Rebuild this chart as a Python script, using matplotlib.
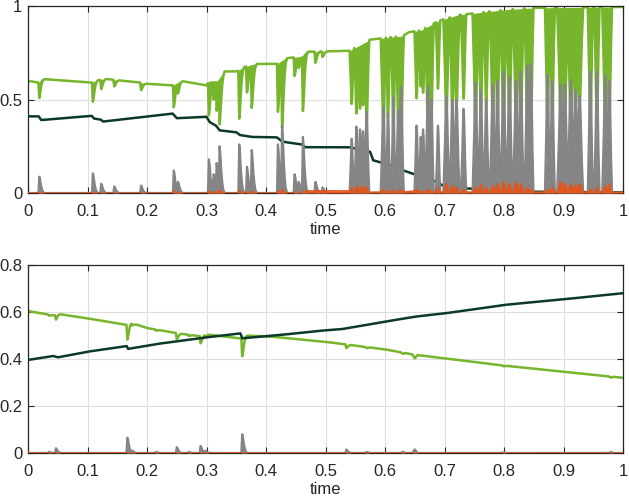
import numpy as np
import matplotlib
matplotlib.use("Agg")
import matplotlib.pyplot as plt

plt.rcParams['font.family'] = ['Liberation Sans', 'DejaVu Sans']

# ---------------- data ----------------
# top panel: light-green baseline breakpoints (time, value)
top_green_t = [0, 0.018, 0.022, 0.107, 0.113, 0.13, 0.19, 0.195, 0.243, 0.256, 0.30, 0.305,
               0.318, 0.325, 0.33, 0.352, 0.36, 0.38, 0.418, 0.432, 0.46, 0.466, 0.54,
               0.575, 0.63, 0.64, 0.66, 0.69, 0.72, 0.80, 0.85, 1.0]
top_green_v = [0.60, 0.59, 0.61, 0.59, 0.60, 0.61, 0.59, 0.585, 0.575, 0.60, 0.575, 0.60,
               0.60, 0.63, 0.65, 0.65, 0.67, 0.69, 0.69, 0.72, 0.73, 0.755, 0.76,
               0.82, 0.84, 0.86, 0.87, 0.92, 0.95, 0.98, 0.99, 0.995]
# top panel: dark-green breakpoints
top_dark_t = [0, 0.018, 0.022, 0.107, 0.111, 0.122, 0.126, 0.243, 0.25, 0.30, 0.305, 0.316,
              0.322, 0.35, 0.356, 0.375, 0.418, 0.427, 0.447, 0.46, 0.466, 0.54, 0.575,
              0.58, 0.597, 0.614, 0.625, 0.636, 0.653, 0.669, 0.686, 0.705, 0.78, 0.80, 1.0]
top_dark_v = [0.41, 0.41, 0.39, 0.413, 0.398, 0.393, 0.382, 0.425, 0.40, 0.408, 0.38, 0.36,
              0.335, 0.325, 0.31, 0.30, 0.298, 0.275, 0.265, 0.26, 0.245, 0.245, 0.22,
              0.175, 0.16, 0.145, 0.127, 0.115, 0.096, 0.079, 0.06, 0.026, 0.022, 0.008, 0.003]
# top panel: orange baseline breakpoints
top_orange_t = [0, 0.46, 0.47, 0.54, 0.545, 0.63, 0.65, 0.66, 0.70, 1.0]
top_orange_v = [0, 0, 0.012, 0.012, 0.004, 0.005, 0.012, 0.005, 0.005, 0.004]
# top panel: events (time, gray peak, width, orange peak)
top_ev_t = [0.019, 0.109, 0.123, 0.145, 0.19, 0.245, 0.252, 0.304, 0.312, 0.317, 0.322,
            0.355, 0.368, 0.376, 0.42, 0.427, 0.448, 0.455, 0.462, 0.483, 0.495,
            0.544, 0.552, 0.558, 0.563, 0.569, 0.597, 0.605, 0.614, 0.622, 0.627,
            0.653, 0.660, 0.664, 0.672, 0.678, 0.689, 0.703, 0.713, 0.720, 0.732,
            0.752, 0.761, 0.770, 0.781, 0.789, 0.799, 0.809, 0.820, 0.828, 0.839,
            0.845, 0.873, 0.881, 0.895, 0.902, 0.912, 0.920, 0.927, 0.945, 0.956,
            0.970, 0.977]
top_ev_peak = [0.087, 0.105, 0.05, 0.035, 0.04, 0.12, 0.06, 0.18, 0.10, 0.16, 0.25,
               0.26, 0.14, 0.23, 0.26, 0.36, 0.10, 0.06, 0.30, 0.06, 0.03,
               0.29, 0.355, 0.34, 0.33, 0.435, 0.46, 0.43, 0.51, 0.44, 0.57,
               0.36, 0.30, 0.34, 0.57, 0.50, 0.36, 0.52, 0.50, 0.50, 0.45,
               0.59, 0.55, 0.50, 0.58, 0.60, 0.65, 0.62, 0.60, 0.65, 0.68,
               0.69, 0.63, 0.60, 0.58, 0.58, 0.60, 0.55, 0.52, 0.65, 0.65,
               0.63, 0.60]
top_ev_w = [0.006] * 21 + [0.005, 0.005, 0.004, 0.004, 0.006, 0.006, 0.005, 0.005, 0.005, 0.006,
                           0.005, 0.004, 0.005, 0.006, 0.005, 0.005, 0.007, 0.006, 0.007, 0.006,
                           0.007, 0.006, 0.006, 0.007, 0.006, 0.007, 0.007, 0.007, 0.007, 0.006,
                           0.006, 0.006, 0.006, 0.008, 0.008, 0.008, 0.008, 0.008, 0.006, 0.006,
                           0.007, 0.006]
top_ev_orange = [0.003, 0.003, 0, 0, 0, 0.01, 0.005, 0.01, 0.005, 0.01, 0.015,
                 0.015, 0.005, 0.01, 0.01, 0.02, 0.005, 0, 0.01, 0, 0,
                 0.03, 0.04, 0.03, 0.04, 0.03, 0.02, 0.01, 0.02, 0.01, 0.02,
                 0.02, 0.01, 0.01, 0.02, 0.01, 0.03, 0.05, 0.04, 0.03, 0.02,
                 0.03, 0.05, 0.03, 0.04, 0.05, 0.06, 0.05, 0.06, 0.05, 0.03,
                 0.02, 0.02, 0.03, 0.06, 0.05, 0.05, 0.04, 0.05, 0.02, 0.03,
                 0.04, 0.05]

# bottom panel
bot_green_t = [0, 0.045, 0.05, 0.1, 0.165, 0.172, 0.2, 0.255, 0.29, 0.30, 0.357, 0.365,
               0.41, 0.5, 0.6, 0.65, 0.7, 0.8, 0.9, 1.0]
bot_green_v = [0.604, 0.585, 0.592, 0.573, 0.545, 0.555, 0.532, 0.508, 0.497, 0.505, 0.487, 0.50,
               0.495, 0.473, 0.441, 0.418, 0.403, 0.372, 0.346, 0.32]
bot_dark_t = [0, 0.042, 0.05, 0.1, 0.166, 0.168, 0.217, 0.293, 0.357, 0.36, 0.423, 0.49,
              0.527, 0.6, 0.65, 0.7, 0.8, 0.9, 1.0]
bot_dark_v = [0.396, 0.413, 0.407, 0.431, 0.455, 0.443, 0.464, 0.49, 0.509, 0.488, 0.502, 0.52,
              0.527, 0.559, 0.58, 0.594, 0.63, 0.654, 0.68]
bot_ev_t = [0.035, 0.047, 0.167, 0.175, 0.215, 0.25, 0.27, 0.29, 0.298, 0.36, 0.535, 0.57,
            0.63, 0.65, 0.80, 0.98]
bot_ev_peak = [0.005, 0.02, 0.065, 0.01, 0.005, 0.025, 0.005, 0.03, 0.01, 0.08, 0.015, 0.004,
               0.005, 0.015, 0.003, 0.004]
bot_ev_orange = [0, 0, 0.003, 0, 0, 0, 0, 0, 0, 0.002, 0, 0, 0, 0, 0, 0]

x_ticks = [0, 0.1, 0.2, 0.3, 0.4, 0.5, 0.6, 0.7, 0.8, 0.9, 1]
x_labels = ['0', '0.1', '0.2', '0.3', '0.4', '0.5', '0.6', '0.7', '0.8', '0.9', '1']
top_y_ticks = [0, 0.5, 1]
top_y_labels = ['0', '0.5', '1']
bot_y_ticks = [0, 0.2, 0.4, 0.6, 0.8]
bot_y_labels = ['0', '0.2', '0.4', '0.6', '0.8']

# ---------------- styles ----------------
C_GREEN = '#77b52c'
C_DARK = '#0c3a27'
C_GRAY = '#858585'
C_ORANGE = '#e4551c'
C_AX = '#262626'

# spike shapes (relative offsets in units of width, relative height)
# decaying spike (early, isolated events)
SHAPE_A_OFF = np.array([-0.25, 0.0, 0.15, 0.4, 0.7, 1.0, 1.4])
SHAPE_A_FR = np.array([0, 1, 0.9, 0.55, 0.25, 0.08, 0])
# column (late, bursting events)
SHAPE_B_OFF = np.array([-0.7, -0.35, -0.12, 0.0, 0.15, 0.42, 0.75])
SHAPE_B_FR = np.array([0, 0.45, 0.92, 1.0, 0.92, 0.4, 0])
LATE = 0.54

tgrid = np.linspace(0, 1, 10001)


def envelope(ts, peaks, widths):
    env = np.zeros_like(tgrid)
    for t0, p, w in zip(ts, peaks, widths):
        if t0 < LATE:
            off, fr = SHAPE_A_OFF, SHAPE_A_FR
        else:
            off, fr = SHAPE_B_OFF, SHAPE_B_FR
        e = np.interp(tgrid, t0 + off * w, p * fr, left=0, right=0)
        env = np.maximum(env, e)
    return env


def style(ax, yt, yl, ylim):
    ax.set_xlim(0, 1)
    ax.set_ylim(*ylim)
    ax.set_xticks(x_ticks)
    ax.set_xticklabels(x_labels)
    ax.set_yticks(yt)
    ax.set_yticklabels(yl)
    ax.grid(True, color='#dedede', linewidth=0.8)
    ax.set_axisbelow(True)
    ax.tick_params(direction='in', top=True, right=True, length=4, width=0.8,
                   colors=C_AX, labelsize=12)
    ax.tick_params(axis='x', pad=8)
    ax.tick_params(axis='y', pad=4)
    for s in ax.spines.values():
        s.set_color(C_AX)
        s.set_linewidth(0.9)
    ax.set_xlabel('time', fontsize=12, color=C_AX, labelpad=2)


fig = plt.figure(figsize=(6.29, 5.0), dpi=100)
ax1 = fig.add_axes([28 / 629, 1 - 193 / 500, 595 / 629, 187 / 500])
ax2 = fig.add_axes([28 / 629, 1 - 453 / 500, 595 / 629, 188 / 500])

# top panel
g_base = np.interp(tgrid, top_green_t, top_green_v)
d_line = np.interp(tgrid, top_dark_t, top_dark_v)
spk = envelope(top_ev_t, top_ev_peak, top_ev_w)
org = np.maximum(np.interp(tgrid, top_orange_t, top_orange_v),
                 envelope(top_ev_t, top_ev_orange, top_ev_w))
green = g_base - spk
ax1.fill_between(tgrid, green, g_base, color=C_GREEN, linewidth=0, zorder=2)
ax1.plot(tgrid, green, color=C_GREEN, lw=1.8, zorder=2)
ax1.plot(tgrid, d_line, color=C_DARK, lw=1.8, zorder=3)
ax1.fill_between(tgrid, 0, spk, color=C_GRAY, linewidth=0, zorder=4)
ax1.plot(tgrid, spk, color=C_GRAY, lw=1.6, zorder=4)
ax1.fill_between(tgrid, 0, org, color=C_ORANGE, linewidth=0, zorder=5)
ax1.plot(tgrid, org, color=C_ORANGE, lw=1.0, zorder=5)
style(ax1, top_y_ticks, top_y_labels, (0, 1))

# bottom panel
bg_base = np.interp(tgrid, bot_green_t, bot_green_v)
bd_line = np.interp(tgrid, bot_dark_t, bot_dark_v)
bspk = envelope(bot_ev_t, bot_ev_peak, [0.006] * len(bot_ev_t))
borg = envelope(bot_ev_t, bot_ev_orange, [0.006] * len(bot_ev_t))
ax2.plot(tgrid, bg_base - bspk, color=C_GREEN, lw=1.8, zorder=2)
ax2.plot(tgrid, bd_line, color=C_DARK, lw=1.8, zorder=3)
ax2.fill_between(tgrid, 0, bspk, color=C_GRAY, linewidth=0, zorder=4)
ax2.plot(tgrid, bspk, color=C_GRAY, lw=1.6, zorder=4)
ax2.plot(tgrid, borg, color=C_ORANGE, lw=1.0, zorder=5)
style(ax2, bot_y_ticks, bot_y_labels, (0, 0.8))

fig.savefig('out.png', dpi=100)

□ □ □ □ □

GIVEN REQUEST: Repeat the lines of the listing above verbatim, beginning at its first line and ending at the line containing "plt.rcParams['font.family'] = ['Liberation", which is included. Omit pictures.

RESPONSE TO THE TASK:
Rebuild this chart as a Python script, using matplotlib.
import numpy as np
import matplotlib
matplotlib.use("Agg")
import matplotlib.pyplot as plt

plt.rcParams['font.family'] = ['Liberation Sans', 'DejaVu Sans']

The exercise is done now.